Now, in the morning, some of our campmates were also on the river. Some had their own boats. Some had contracted with guides for the day. Others, like us, had rented boats and were on their own. All smelled the sweet, dry air we did, cooler now as summer winds down, the brown hills beyond suggesting the dry months just concluding. All of this appeared on both sides of the river as we drifted through it, a moving diorama.

The guide boat ahead of us produced two fish quickly for its client. I was relieved not long afterward when Trevor, the older boy, set the hook on a rainbow, a good trout but not a big one, maybe 14 inches. We don't keep trout, and the fish was released. Trevor retied, and while he did, we drifted into faster water, a long, clear riffle in which water lapped against the boat's upturned bow rat-a-tat-tat, like a drum roll. I am not expert in rowing a drift boat, and I wanted fundamentally to keep us pointed downstream.

A word here about catching fish and counting coup. The Bighorn is a river whose waters below the Yellowtail Dam for 15 or more miles are filled with thousands upon thousands of trout, many of them big, 20 inches or more. The fishing is not always productive. But it is good often enough to render itself a unique fishery, one that regularly attracts anglers unafraid to tell you at day's end they landed 20 or 30 trout, or whatever the number. Fishing here can be like walking into a bar full of arm wrestlers, where, in lieu of a cover charge, you're asked to roll up a sleeve.

As the riffle tailed into an oblong pool of contradictory currents, Cole, the younger boy, took a fish of his own. This was a bigger trout and it seemed forever before I could get a net underneath it. Watching this from afar, as our boat drifted rudderless downriver, with me hanging over one side, arm extended with a net, no one would have confused me with a professional.

"Outdoors writers," to the extent they are capable of orderliness, generally adhere to this maxim: Always photograph the first fish caught. The reason: It might also be the last fish caught. Yet this imperative is routinely violated, sometimes for reasons of inebriation, but usually thanks to a wildly misplaced confidence that another fish will in time be put in the boat.

The point is, the other day on the Bighorn, we did catch more than those first two trout (which I didn't photograph). But not many more.

In most places, the Bighorn is perhaps 50 yards wide, with islands, side channels and long, sensuous bends where waters of differing speeds join and rejoin along foamy fault lines. In these places the river invites anglers to beach their boats and fish from shore.
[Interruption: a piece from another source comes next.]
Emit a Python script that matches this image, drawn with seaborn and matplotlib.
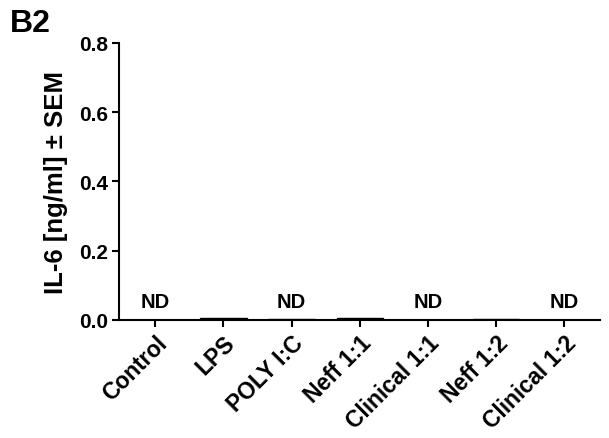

We did this often, realizing anew when we did that moving water might be as close to peace as this world offers.

Sometimes, as the Bighorn's cold waters swirled around our waders, we caught trout. But mostly, for us, fishing was tough.

We made sandwiches while drifting along. Dinosaurs once roamed these ancient lands, and that notion seemed in contrast to the junked cars piled at one spot along the river. More recently, log fishing lodges have been constructed streamside by anglers who just can't get enough of the Bighorn and its trout.

Cottonwood Camp has a small fly shop, and that night the boys ruefully considered their options. They were fishing a river where big numbers are the thing, and they believed they needed heavier armament in their fly boxes to compete.

Actually, not heavier, but smaller: a size 20 sow bug, that was the fly to have, most anglers they talked to said. Or a size 18 Ray Charles.

"Dad, do you think we'll catch more trout tomorrow?"

It was dark then, and we were sitting around a small charcoal grill, dinner cooking. Mostly the campground was quiet, everyone asleep or nearly so. A night wind rustled the cottonwoods.

"I don't know. I hope so."

The boys had come to a river where, after this first day, everyone appeared to fish more knowledgeably and more confidently, with more trout caught.

True or not, their perceived relative position in this angling hierarchy was discomfiting.

"Don't worry, Dad. We'll figure it out."